Vince Cable and Chuka Umunna act on City ethnicity


Laura Chesters@LauraHChesters
Wednesday 01 October 2014 17:11

Both the Government and the Opposition have pledged to make ethnic diversity in the boardroom as high profile an issue as the fight for more women at the top.

The Business Secretary Vince Cable is working up plans with Trevor Philips, chairman of the Equality and Human Rights Commission, to ensure leading UK-listed companies promote and hire black and Asian people on to their boards.

Meanwhile Chuka Umunna, the shadow Business Secretary, will today also pledge to set up a review into ethnicity in boardrooms along the lines of the Davies Review, if he is appointed Business Secretary next year.

In 2011 Lord Davies was hired to produce a report on the number of women on FTSE 100 boards and set a target of 25 per cent by next year. Mr Cable said yesterday “real progress” had been made with 22 per cent reached – and he now wants to target ethnic diversity.

Mr Cable added: “Ethnic minorities are seriously under-represented with just 1 in 16 senior management jobs occupied by ethnic minorities.”

A target for companies to hire non-white board level staff could also be set.

Mr Cable, Mr Phillips and the comedian Lenny Henry are working on a campaign which Mr Cable described as a “serious attack on lack of diversity” in businesses.

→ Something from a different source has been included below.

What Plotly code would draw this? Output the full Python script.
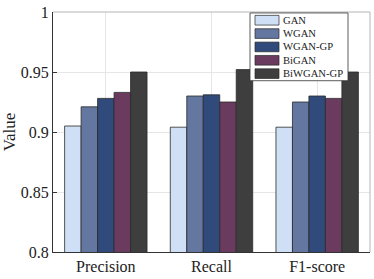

In February a study led by Mr Phillips, from Green Park Diversity Analytics, found more than half of FTSE 100 companies have no non-white directors and two-thirds have no full-time executives from a minority background at board level.

Mr Phillips and Mr Cable made the case to the Financial Reporting Council to take race into consideration in addition to gender when they consult on their code in 2016 and he has asked the code to force companies to declare diversity at boardroom level within their annual reports.

Mr Cable said it is important for “elderly white men like myself” to acknowledge that lack of diversity is a problem.

He said the campaign will emphasise that improving diversity is good for business, not just “for political correctness”. He will speak about his plans at the Black British Business Awards tomorrow.